We divide our current credit card balance by our credit limit, then multiply by 100 to get a percentage.
Here is a simple example. If our credit card has a limit of $1,000 and our current balance is $300, our credit utilization rate is 30 percent. We are using 30 percent of the credit available to us.
If our balance were $700 on that same $1,000 limit, our utilization rate would be 70 percent. If our balance were $50, our utilization rate would be 5 percent.
The math is simple. But the impact of that percentage on our credit score is significant.
Credit utilization can also be measured across all of our credit accounts combined — not just one card. If we have two credit cards with a total combined limit of $2,000 and our total balances across both cards add up to $600, our overall utilization rate is 30 percent.

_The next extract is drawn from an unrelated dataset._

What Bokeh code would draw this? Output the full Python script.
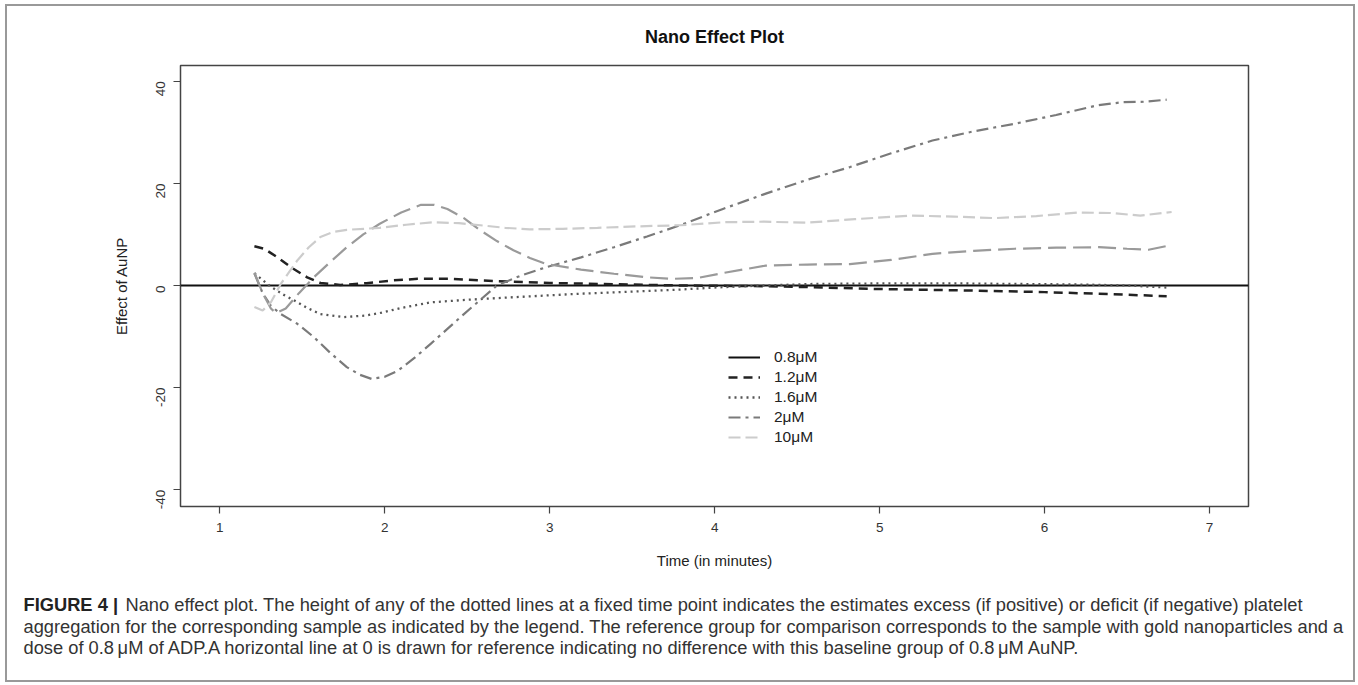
import math
from bokeh.plotting import figure
from bokeh.layouts import column
from bokeh.models import Legend, LegendItem, Range1d, FixedTicker
from bokeh.core.properties import value
from bokeh.embed import file_html
from bokeh.resources import INLINE

# ---- data ----
x_12 = [1.21, 1.27, 1.35, 1.43, 1.53, 1.61, 1.73, 1.89, 2.05, 2.20, 2.40, 2.68, 3.00, 3.30, 3.79, 4.20, 4.56, 5.00, 5.57, 6.00, 6.40, 6.74]
y_12 = [7.7, 7.2, 5.5, 3.6, 1.6, 0.5, 0.1, 0.45, 1.0, 1.3, 1.3, 0.85, 0.5, 0.3, 0.0, -0.1, -0.3, -0.7, -1.0, -1.3, -1.7, -2.1]

x_16 = [1.21, 1.30, 1.38, 1.45, 1.53, 1.61, 1.75, 1.88, 1.97, 2.10, 2.28, 2.50, 2.78, 3.19, 3.50, 3.79, 4.00, 4.30, 4.60, 5.00, 5.50, 5.82, 6.20, 6.50, 6.74]
y_16 = [2.4, 0.0, -1.7, -2.9, -4.4, -5.6, -6.2, -5.9, -5.4, -4.4, -3.3, -2.8, -2.3, -1.6, -1.2, -0.8, -0.4, 0.0, 0.3, 0.4, 0.4, 0.3, 0.2, 0.0, -0.4]

x_2 = [1.21, 1.26, 1.31, 1.37, 1.47, 1.57, 1.67, 1.77, 1.85, 1.92, 2.00, 2.08, 2.18, 2.28, 2.38, 2.48, 2.58, 2.68, 2.83, 2.98, 3.19, 3.39, 3.59, 3.79, 4.05, 4.31, 4.56, 4.82, 5.07, 5.32, 5.57, 5.82, 6.07, 6.32, 6.47, 6.60, 6.74]
y_2 = [2.4, -1.5, -4.0, -5.6, -7.5, -10.1, -13.2, -16.0, -17.5, -18.3, -17.9, -16.7, -14.2, -11.4, -8.5, -5.6, -2.8, 0.0, 2.0, 3.6, 5.5, 7.5, 9.6, 11.8, 15.0, 18.0, 20.7, 23.2, 25.9, 28.4, 30.2, 31.7, 33.4, 35.3, 35.9, 36.0, 36.4]

x_ld = [1.21, 1.26, 1.31, 1.34, 1.40, 1.48, 1.57, 1.67, 1.77, 1.87, 1.97, 2.10, 2.22, 2.30, 2.38, 2.48, 2.58, 2.68, 2.78, 2.88, 2.98, 3.19, 3.39, 3.59, 3.74, 3.90, 4.06, 4.31, 4.56, 4.82, 5.07, 5.32, 5.57, 5.82, 6.07, 6.33, 6.50, 6.63, 6.75]
y_ld = [2.5, -1.5, -4.5, -5.4, -4.5, -1.5, 1.6, 4.6, 7.5, 10.0, 12.1, 14.3, 15.8, 15.8, 15.0, 13.2, 10.8, 8.7, 6.9, 5.4, 4.2, 3.1, 2.3, 1.6, 1.3, 1.5, 2.5, 3.9, 4.1, 4.2, 5.0, 6.2, 6.8, 7.2, 7.4, 7.5, 7.2, 7.0, 7.8]

x_10 = [1.21, 1.26, 1.31, 1.37, 1.42, 1.47, 1.54, 1.61, 1.69, 1.77, 1.97, 2.13, 2.30, 2.45, 2.58, 2.73, 2.88, 3.08, 3.29, 3.55, 3.79, 4.06, 4.30, 4.56, 4.85, 5.19, 5.45, 5.70, 5.95, 6.20, 6.40, 6.58, 6.77]
y_10 = [-4.2, -4.9, -3.3, 0.3, 2.6, 4.9, 7.5, 9.5, 10.5, 10.9, 11.3, 11.9, 12.4, 12.2, 11.8, 11.3, 11.0, 11.1, 11.3, 11.6, 11.8, 12.4, 12.5, 12.3, 13.0, 13.7, 13.5, 13.2, 13.6, 14.3, 14.2, 13.7, 14.4]

baseline_effect = 0  # the 0.8 uM reference group (zero effect)

x_ticks = [1, 2, 3, 4, 5, 6, 7]
y_ticks = [-40, -20, 0, 20, 40]
legend_labels = ["0.8\u03bcM", "1.2\u03bcM", "1.6\u03bcM", "2\u03bcM", "10\u03bcM"]

title_text = "Nano Effect Plot"
x_title = "Time (in minutes)"
y_title = "Effect of AuNP"
caption_bold = "FIGURE 4 |"
caption_lines = [
    "Nano effect plot. The height of any of the dotted lines at a fixed time point indicates the estimates excess (if positive) or deficit (if negative) platelet",
    "aggregation for the corresponding sample as indicated by the legend. The reference group for comparison corresponds to the sample with gold nanoparticles and a",
    "dose of 0.8\u2009\u03bcM of ADP.A horizontal line at 0 is drawn for reference indicating no difference with this baseline group of 0.8\u2009\u03bcM AuNP.",
]

FONT = "Liberation Sans"
CAP_SIZE = "18.3px"
X0, X1 = 0.762, 7.236
Y0, Y1 = -43.3, 43.1

# inner size (inside a 2px grey border placed at x=5..1355, y=4..682)
IW = 1346
TOP_H = 585
CAP_H = 89

p = figure(width=IW, height=TOP_H, output_backend="svg", toolbar_location=None,
           x_range=Range1d(X0, X1), y_range=Range1d(Y0, Y1),
           min_border_left=173, min_border_right=105, min_border_top=59, min_border_bottom=85)
p.frame_align = False
p.background_fill_color = "white"
p.border_fill_color = "white"
p.grid.visible = False
p.outline_line_color = "#444444"
p.outline_line_width = 1.5

p.title.text = title_text
p.title.align = "center"
p.title.text_font = FONT
p.title.text_font_style = "bold"
p.title.text_font_size = "18px"
p.title.text_color = "#111111"
p.title.standoff = 37

for ax in (p.xaxis[0], p.yaxis[0]):
    ax.axis_line_color = None
    ax.minor_tick_line_color = None
    ax.major_tick_line_color = "#444444"
    ax.major_tick_line_width = 1.2
    ax.major_tick_in = 0
    ax.major_tick_out = 7
    ax.major_label_text_font = FONT
    ax.major_label_text_font_size = "13.5px"
    ax.major_label_text_color = "#333333"
    ax.axis_label_text_font = FONT
    ax.axis_label_text_font_style = "normal"
    ax.axis_label_text_font_size = "15px"
    ax.axis_label_text_color = "#222222"

p.xaxis[0].ticker = FixedTicker(ticks=x_ticks)
p.yaxis[0].ticker = FixedTicker(ticks=y_ticks)
p.yaxis[0].major_label_overrides = {t: str(t) for t in y_ticks}
p.yaxis[0].major_label_orientation = math.pi / 2
p.xaxis[0].major_label_standoff = 9
p.yaxis[0].major_label_standoff = 13
p.xaxis[0].axis_label = x_title
p.yaxis[0].axis_label = y_title
p.xaxis[0].axis_label_standoff = 17
p.yaxis[0].axis_label_standoff = 19

r08 = p.line([X0, X1], [baseline_effect, baseline_effect], line_color="#111111", line_width=1.8)
r12 = p.line(x_12, y_12, line_color="#222222", line_width=2.5, line_dash="9 6")
r16 = p.line(x_16, y_16, line_color="#555555", line_width=2.3, line_dash="2 4")
r2 = p.line(x_2, y_2, line_color="#7a7a7a", line_width=2.2, line_dash="12 5 3 5")
rld = p.line(x_ld, y_ld, line_color="#9a9a9a", line_width=2.2, line_dash="18 7")
r10 = p.line(x_10, y_10, line_color="#cccccc", line_width=2.2, line_dash="12 5")

legend = Legend(items=[
    LegendItem(label=legend_labels[0], renderers=[r08]),
    LegendItem(label=legend_labels[1], renderers=[r12]),
    LegendItem(label=legend_labels[2], renderers=[r16]),
    LegendItem(label=legend_labels[3], renderers=[r2]),
    LegendItem(label=legend_labels[4], renderers=[r10]),
], location=(548, 59))
legend.background_fill_alpha = 0
legend.border_line_color = None
legend.padding = 0
legend.margin = 0
legend.spacing = 0
legend.glyph_width = 32
legend.glyph_height = 20
legend.label_height = 20
legend.label_standoff = 14
legend.label_text_font = FONT
legend.label_text_font_size = "15.5px"
legend.label_text_color = "#222222"
p.add_layout(legend, "center")

# ---- caption panel: a frame that fills its whole canvas, pixel coordinates ----
c = figure(width=IW, height=CAP_H, output_backend="svg", toolbar_location=None,
           x_range=Range1d(0, IW), y_range=Range1d(CAP_H, 0),
           min_border=0, min_border_left=0, min_border_right=0, min_border_top=0, min_border_bottom=0)
c.frame_align = False
c.axis.visible = False
c.grid.visible = False
c.outline_line_color = None
c.background_fill_color = "white"
c.border_fill_color = "white"

cap_y = [13, 35, 56]
c.text(x=[16], y=[cap_y[0]], text=[caption_bold], text_font=value(FONT), text_font_style="bold",
       text_font_size=CAP_SIZE, text_baseline="middle", text_color="#222222")
c.text(x=[118], y=[cap_y[0]], text=[caption_lines[0]], text_font=value(FONT),
       text_font_size=CAP_SIZE, text_baseline="middle", text_color="#333333")
c.text(x=[16, 16], y=cap_y[1:], text=caption_lines[1:], text_font=value(FONT),
       text_font_size=CAP_SIZE, text_baseline="middle", text_color="#333333")

layout = column(p, c, spacing=0,
                styles={"border": "2px solid #999999", "margin-left": "5px", "margin-top": "4px"})

open("out.html", "w").write(file_html(layout, INLINE))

Both individual card utilization and overall utilization are factors that credit scoring models consider. Managing both is important.
Why Credit Utilization Affects Credit Scores
To understand why this percentage matters so much, we need to think about what lenders are looking for when they evaluate us.
When a lender looks at our credit profile, they are trying to answer one question: how reliably does this person manage borrowed money?
A person who regularly uses a large portion of their available credit can appear — from the outside — to be financially stretched. It may suggest that they are dependent on credit, that they do not have financial cushion, or that they may struggle to repay additional debt. Lenders view high utilization as a sign of elevated risk.
A person who uses a small portion of their available credit sends a different signal. It suggests financial stability, controlled spending, and room to manage additional obligations. Lenders view low utilization as a positive indicator.
This is why credit scoring models — including the widely used FICO Score — treat credit utilization as one of the most heavily weighted factors in the calculation. It is second only to payment history in terms of its influence on our credit score.
And here is what surprises many people: utilization can lower our credit score even when we are paying our bills on time every month. A clean payment history and high utilization can coexist — and the high utilization will still drag the score downward.
Paying on time is essential. But it is not the only thing that matters. For a full picture of how the different credit score factors interact, our guide What Is a Good Credit Score in the United States? explains each component clearly.
What Utilization Levels Are Considered Healthy
There is no single number that applies universally across every lender and every scoring model. But there are widely accepted guidelines that give us a practical target to aim for.
Below 30 percent is generally considered acceptable. Most financial guidance suggests keeping our utilization under this threshold to avoid negative effects on our score.
Below 10 percent is often considered very good. People with strong credit scores typically maintain utilization in this lower range. It signals confident, controlled credit management.
Above 30 percent begins to signal higher risk to lenders and scoring models. The higher the percentage climbs above this level, the more negatively it tends to affect our score.
Near or at 100 percent — meaning we are using almost all of our available credit — is treated as a significant red flag by most scoring models. Even with perfect payment history, consistently maxed-out cards can meaningfully suppress our credit score.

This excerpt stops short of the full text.